‘Pecunia Olet’, le difese sollevano l’eccezione della competenza territoriale e il collegio giudicante di Bergamo aggiorna il processo a inizio maggio
Si è aperto stamane in Tribunale a Bergamo il processo nei confronti di sei imputati, fra cui Tiziano Galeazzi, municipale di Lugano, scaturito dall’inchiesta "Pecunia Olet", per reati tributari e fallimentari risalenti al 2011. Secondo il pm Carmen Santoro, gli imputati ticinesi avrebbero aiutato a riciclare denaro. Al centro della vicenda, una donna bresciana, residente a Lugano, e i suoi familiari. L’udienza di stamane è stata breve, in quanto i legali degli imputati (nessuno dei quali era presente in aula), gli avvocati Gian Battista Scalvi di Bergamo e Davide Giudici di Como (difensore di Galeazzi) hanno sollevato la questione della competenza territoriale. Per i difensori, i fatti contestati sarebbero radicati in provincia di Brescia, dove avevano sede le aziende alle quali si riferiscono i reati tributari e fallimentari che, stando all’accusa, avrebbero generato i denari rimbalzati tra Calcio (Brescia), in varie località fra le quali Lugano e Locarno. Il collegio giudicate, dopo una breve camera di consiglio, si è riservato di decidere sulla richiesta della difesa, per cui ha aggiornato l’udienza alle 15 del 3 maggio.

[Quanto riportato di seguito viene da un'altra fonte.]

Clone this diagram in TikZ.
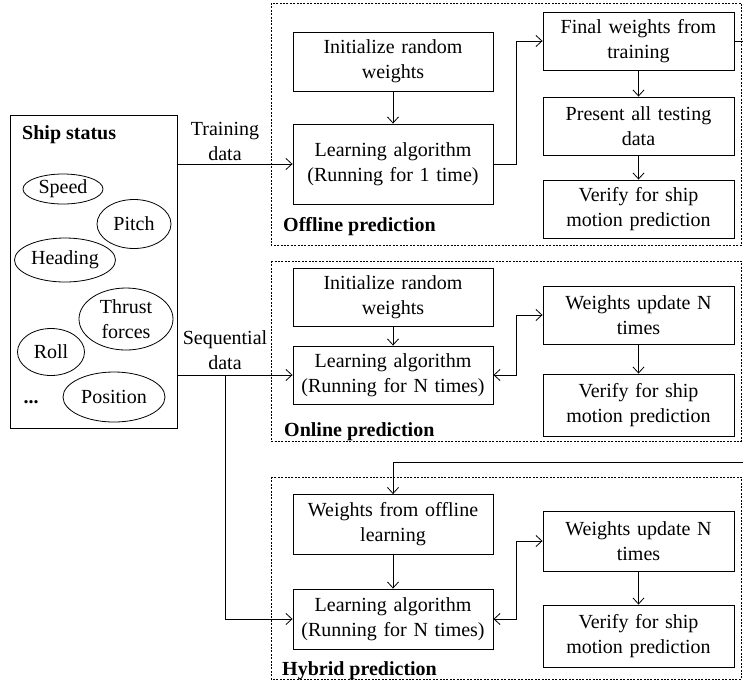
\documentclass[tikz,border=0pt]{standalone}
\usepackage{fontspec}
\setmainfont{Liberation Serif}
\usetikzlibrary{arrows.meta,shapes.geometric}
\begin{document}
\begin{tikzpicture}[x=1pt,y=-1pt,
  every node/.style={font=\fontsize{20}{25}\selectfont},
  box/.style={draw,line width=0.9pt,rectangle,inner sep=0pt,align=center,text width=#1},
  box/.default=185pt,
  elp/.style={draw,line width=0.8pt,ellipse,inner sep=0pt,align=center},
  grp/.style={draw,line width=0.8pt,dash pattern=on 2pt off 1.4pt},
  lbl/.style={font=\fontsize{20}{25}\selectfont\bfseries,anchor=west,inner sep=0pt},
  arr/.style={line width=0.8pt,-{Straight Barb[length=6pt,width=11pt]}},
  dbl/.style={line width=0.8pt,{Straight Barb[length=6pt,width=11pt]}-{Straight Barb[length=6pt,width=11pt]}}
]
\useasboundingbox (0,0) rectangle (743,681);

% group frames
\draw[grp] (271,3) rectangle (741.5,245);
\draw[grp] (271,261) rectangle (741.5,441);
\draw[grp] (271,477) rectangle (741.5,679);
\node[lbl] (offl) at (283,227) {Offline prediction};
\node[lbl] (onl) at (284,432) {Online prediction};
\node[lbl] (hyl) at (282,671) {Hybrid prediction};

% ship status
\node[draw,line width=0.9pt,minimum width=167pt,minimum height=313pt,inner sep=0pt] (ship) at (93.5,271.5) {};
\node[font=\fontsize{20}{25}\selectfont\bfseries,anchor=west,inner sep=0pt] (shipt) at (22,135) {Ship status};
\node[elp,minimum width=80pt,minimum height=30pt] (speed) at (63,189) {Speed};
\node[elp,minimum width=74pt,minimum height=49pt] (pitch) at (134,224) {Pitch};
\node[elp,minimum width=101pt,minimum height=44pt] (heading) at (65,260) {Heading};
\node[elp,minimum width=94pt,minimum height=62pt] (thrust) at (126,319) {Thrust\\forces};
\node[elp,minimum width=67pt,minimum height=47pt] (roll) at (51,352) {Roll};
\node[elp,minimum width=102pt,minimum height=50pt] (pos) at (114,397) {Position};
\node[inner sep=0pt,font=\fontsize{20}{25}\selectfont\bfseries] (dots) at (31,402) {...};

% offline
\node[box,minimum width=200pt,minimum height=59pt] (oinit) at (393,61.5) {Initialize random\\weights};
\node[box,minimum width=200pt,minimum height=80pt] (olearn) at (393,164) {Learning algorithm\\(Running for 1 time)};
\node[box,minimum width=191pt,minimum height=58pt] (ofinal) at (638.5,41) {Final weights from\\training};
\node[box,minimum width=191pt,minimum height=58pt] (otest) at (638.5,126) {Present all testing\\data};
\node[box,minimum width=191pt,minimum height=58pt] (over) at (638.5,209) {Verify for ship\\motion prediction};

% online
\node[box,minimum width=200pt,minimum height=58pt] (ninit) at (393,297) {Initialize random\\weights};
\node[box,minimum width=200pt,minimum height=58pt] (nlearn) at (393,375) {Learning algorithm\\(Running for N times)};
\node[box,minimum width=191pt,minimum height=58pt] (nupd) at (638.5,315) {Weights update N\\times};
\node[box,minimum width=191pt,minimum height=62pt] (nver) at (638.5,405) {Verify for ship\\motion prediction};

% hybrid
\node[box,minimum width=200pt,minimum height=60pt] (hinit) at (393,524.5) {Weights from offline\\learning};
\node[box,minimum width=200pt,minimum height=60pt] (hlearn) at (393,619) {Learning algorithm\\(Running for N times)};
\node[box,minimum width=191pt,minimum height=60pt] (hupd) at (638.5,541) {Weights update N\\times};
\node[box,minimum width=191pt,minimum height=62pt] (hver) at (638.5,636) {Verify for ship\\motion prediction};

% input labels
\node[align=center,inner sep=0pt] (tdata) at (225,141) {Training\\data};
\node[align=center,inner sep=0pt] (sdata) at (225,350) {Sequential\\data};

% connectors
\draw[arr] (ship.east |- olearn.west) -- (olearn.west);
\draw[arr] (ship.east |- nlearn.west) -- (nlearn.west);
\coordinate (br) at (225,375);
\draw[arr] (br) |- (hlearn.west);

\draw[arr] (oinit) -- (olearn);
\draw[arr] (olearn.east) -- ++(23,0) |- (ofinal.west);
\draw[arr] (ofinal) -- (otest);
\draw[arr] (otest) -- (over);
\coordinate (fb1) at (770,41);
\coordinate (fb2) at (770,462);
\draw[arr] (ofinal.east) -- (fb1) -- (fb2) -| (hinit.north);

\draw[arr] (ninit) -- (nlearn);
\draw[dbl] (nlearn.east) -- ++(23,0) |- (nupd.west);
\draw[arr] (nupd) -- (nver);

\draw[arr] (hinit) -- (hlearn);
\draw[dbl] (hlearn.east) -- ++(23,0) |- (hupd.west);
\draw[arr] (hupd) -- (hver);
\end{tikzpicture}
\end{document}
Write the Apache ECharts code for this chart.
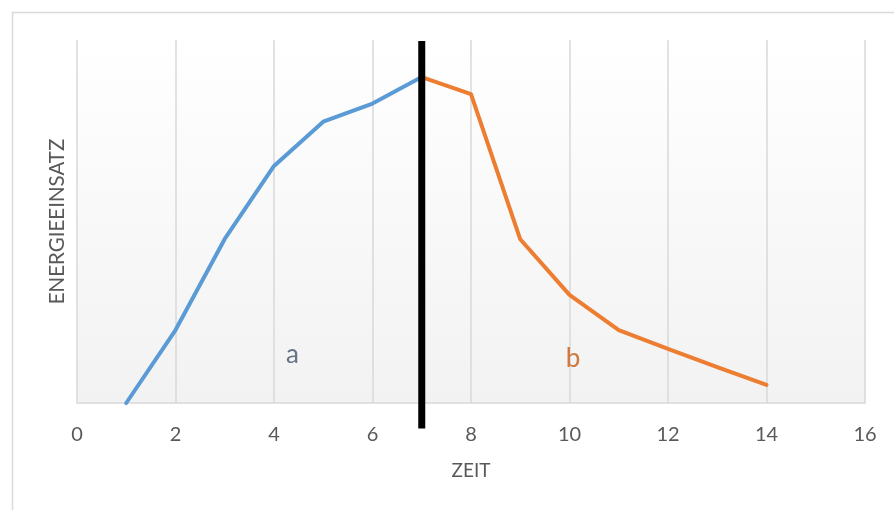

Il fascicolo era già "ballato" tra la Procura di Brescia e quella di Bergamo. L’eccezione di competenza territoriale era già stata sollevata (e respinta) in sede di udienza preliminare. Oltre a Galeazzi, c’è un secondo imputato ticinese: un fiduciario che risiede a Locarno. Il municipale democentrista si è sempre professato innocente, tant’è che aveva rifiutato il patteggiamento, mentre l’imprenditrice bresciana residente a Lugano e i suoi familiari avevano chiesto di patteggiare, ma le pene sono state ritenute inadeguate dalla Procura. I due consulenti ticinesi sono accusati di aver assistito l’imprenditrice nel trasferimento all’estero dei capitali sospetti. Accusa respinta da Galeazzi che in più occasioni ha tenuto a riaffermare con vigore che "l’ex-cliente di cui parla l’inchiesta era una cliente della banca nella quale lavoravo, e come per tutti i clienti, il mio ruolo, riguardava esclusivamente e semplicemente la gestione dei suoi investimenti in borsa, facendo anche fede alla massima confidenzialità richiesta dagli istituti di credito e dai clienti stessi, che vigeva all’epoca dei fatti".